## Data extract
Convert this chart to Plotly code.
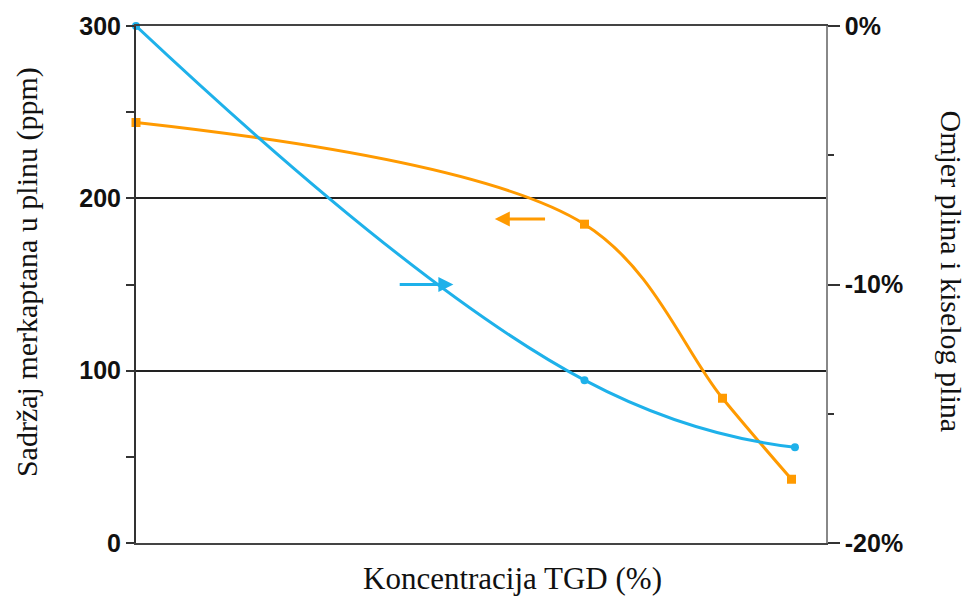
import plotly.graph_objects as go

# data
x_orange = [0, 6.5, 8.5, 9.5]
merkaptan_ppm = [244, 185, 84, 37]
x_blue = [0, 6.5, 9.55]
omjer_pct = [0, -13.7, -16.3]

left_ticks = [0, 100, 200, 300]
right_ticks = [-20, -10, 0]
right_labels = ["-20%", "-10%", "0%"]

ORANGE = "#FF9A00"
BLUE = "#1EB1EA"

fig = go.Figure()
fig.add_trace(go.Scatter(
    x=x_orange, y=merkaptan_ppm, mode="lines+markers",
    line=dict(color=ORANGE, width=3, shape="spline", smoothing=1.0),
    marker=dict(symbol="square", size=9, color=ORANGE),
    yaxis="y", showlegend=False, cliponaxis=False))
fig.add_trace(go.Scatter(
    x=x_blue, y=omjer_pct, mode="lines+markers",
    line=dict(color=BLUE, width=3, shape="spline", smoothing=1.3),
    marker=dict(symbol="circle", size=8, color=BLUE),
    yaxis="y2", showlegend=False, cliponaxis=False))

tickfont = dict(family="Liberation Sans, Arial", size=25, color="#111", weight="bold")

fig.update_layout(
    width=968, height=596,
    margin=dict(l=136, r=142, t=24, b=53),
    paper_bgcolor="white", plot_bgcolor="white",
    xaxis=dict(range=[0, 10], showticklabels=False, ticks="", showgrid=False,
               zeroline=False, showline=True, mirror=True, linecolor="#444", linewidth=2),
    yaxis=dict(range=[0, 300], tickvals=left_ticks, ticks="outside", ticklen=8,
               tickcolor="#333", tickwidth=1.5,
               showline=True, linecolor="#333", linewidth=2,
               showgrid=True, gridcolor="#222", gridwidth=1.5, zeroline=False,
               tickfont=tickfont,
               minor=dict(dtick=50, ticks="outside", ticklen=8, tickcolor="#333",
                          showgrid=False)),
    yaxis2=dict(range=[-20, 0], overlaying="y", side="right",
                tickvals=right_ticks, ticktext=right_labels,
                ticks="outside", ticklen=12, tickcolor="#333", tickwidth=1.5,
                showline=True, linecolor="#888", linewidth=1.5,
                showgrid=False, zeroline=False, tickfont=tickfont,
                minor=dict(dtick=5, ticks="outside", ticklen=6, tickcolor="#333")),
)

serif = dict(family="Liberation Serif, Times New Roman", size=30, color="#111")
serif_x = dict(family="Liberation Serif, Times New Roman", size=31, color="#111")

fig.add_annotation(text="Sadržaj merkaptana u plinu (ppm)", xref="paper", yref="paper",
                   x=-0.158, y=0.524, xanchor="center", yanchor="middle",
                   textangle=-90, showarrow=False, font=serif)
fig.add_annotation(text="Omjer plina i kiselog plina", xref="paper", yref="paper",
                   x=1.182, y=0.526, xanchor="center", yanchor="middle",
                   textangle=90, showarrow=False, font=serif)
fig.add_annotation(text="Koncentracija TGD (%)", xref="paper", yref="paper",
                   x=0.545, y=-0.068, xanchor="center", yanchor="middle",
                   showarrow=False, font=serif_x)

# direction arrows
fig.add_annotation(x=5.2, y=188, ax=5.95, ay=188, xref="x", yref="y", axref="x", ayref="y",
                   text="", showarrow=True, arrowhead=2, arrowsize=1, arrowwidth=3,
                   arrowcolor=ORANGE)
fig.add_annotation(x=4.6, y=150, ax=3.8, ay=150, xref="x", yref="y", axref="x", ayref="y",
                   text="", showarrow=True, arrowhead=2, arrowsize=1, arrowwidth=3,
                   arrowcolor=BLUE)

fig.write_html("out.html", config={"displayModeBar": False},
               post_script="document.body.style.margin='0';")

## Task details
Quote the full listing above word for word; exclude every picture from the copy.

## Output for this task
Convert this chart to Plotly code.
import plotly.graph_objects as go

# data
x_orange = [0, 6.5, 8.5, 9.5]
merkaptan_ppm = [244, 185, 84, 37]
x_blue = [0, 6.5, 9.55]
omjer_pct = [0, -13.7, -16.3]

left_ticks = [0, 100, 200, 300]
right_ticks = [-20, -10, 0]
right_labels = ["-20%", "-10%", "0%"]

ORANGE = "#FF9A00"
BLUE = "#1EB1EA"

fig = go.Figure()
fig.add_trace(go.Scatter(
    x=x_orange, y=merkaptan_ppm, mode="lines+markers",
    line=dict(color=ORANGE, width=3, shape="spline", smoothing=1.0),
    marker=dict(symbol="square", size=9, color=ORANGE),
    yaxis="y", showlegend=False, cliponaxis=False))
fig.add_trace(go.Scatter(
    x=x_blue, y=omjer_pct, mode="lines+markers",
    line=dict(color=BLUE, width=3, shape="spline", smoothing=1.3),
    marker=dict(symbol="circle", size=8, color=BLUE),
    yaxis="y2", showlegend=False, cliponaxis=False))

tickfont = dict(family="Liberation Sans, Arial", size=25, color="#111", weight="bold")

fig.update_layout(
    width=968, height=596,
    margin=dict(l=136, r=142, t=24, b=53),
    paper_bgcolor="white", plot_bgcolor="white",
    xaxis=dict(range=[0, 10], showticklabels=False, ticks="", showgrid=False,
               zeroline=False, showline=True, mirror=True, linecolor="#444", linewidth=2),
    yaxis=dict(range=[0, 300], tickvals=left_ticks, ticks="outside", ticklen=8,
               tickcolor="#333", tickwidth=1.5,
               showline=True, linecolor="#333", linewidth=2,
               showgrid=True, gridcolor="#222", gridwidth=1.5, zeroline=False,
               tickfont=tickfont,
               minor=dict(dtick=50, ticks="outside", ticklen=8, tickcolor="#333",
                          showgrid=False)),
    yaxis2=dict(range=[-20, 0], overlaying="y", side="right",
                tickvals=right_ticks, ticktext=right_labels,
                ticks="outside", ticklen=12, tickcolor="#333", tickwidth=1.5,
                showline=True, linecolor="#888", linewidth=1.5,
                showgrid=False, zeroline=False, tickfont=tickfont,
                minor=dict(dtick=5, ticks="outside", ticklen=6, tickcolor="#333")),
)

serif = dict(family="Liberation Serif, Times New Roman", size=30, color="#111")
serif_x = dict(family="Liberation Serif, Times New Roman", size=31, color="#111")

fig.add_annotation(text="Sadržaj merkaptana u plinu (ppm)", xref="paper", yref="paper",
                   x=-0.158, y=0.524, xanchor="center", yanchor="middle",
                   textangle=-90, showarrow=False, font=serif)
fig.add_annotation(text="Omjer plina i kiselog plina", xref="paper", yref="paper",
                   x=1.182, y=0.526, xanchor="center", yanchor="middle",
                   textangle=90, showarrow=False, font=serif)
fig.add_annotation(text="Koncentracija TGD (%)", xref="paper", yref="paper",
                   x=0.545, y=-0.068, xanchor="center", yanchor="middle",
                   showarrow=False, font=serif_x)

# direction arrows
fig.add_annotation(x=5.2, y=188, ax=5.95, ay=188, xref="x", yref="y", axref="x", ayref="y",
                   text="", showarrow=True, arrowhead=2, arrowsize=1, arrowwidth=3,
                   arrowcolor=ORANGE)
fig.add_annotation(x=4.6, y=150, ax=3.8, ay=150, xref="x", yref="y", axref="x", ayref="y",
                   text="", showarrow=True, arrowhead=2, arrowsize=1, arrowwidth=3,
                   arrowcolor=BLUE)

fig.write_html("out.html", config={"displayModeBar": False},
               post_script="document.body.style.margin='0';")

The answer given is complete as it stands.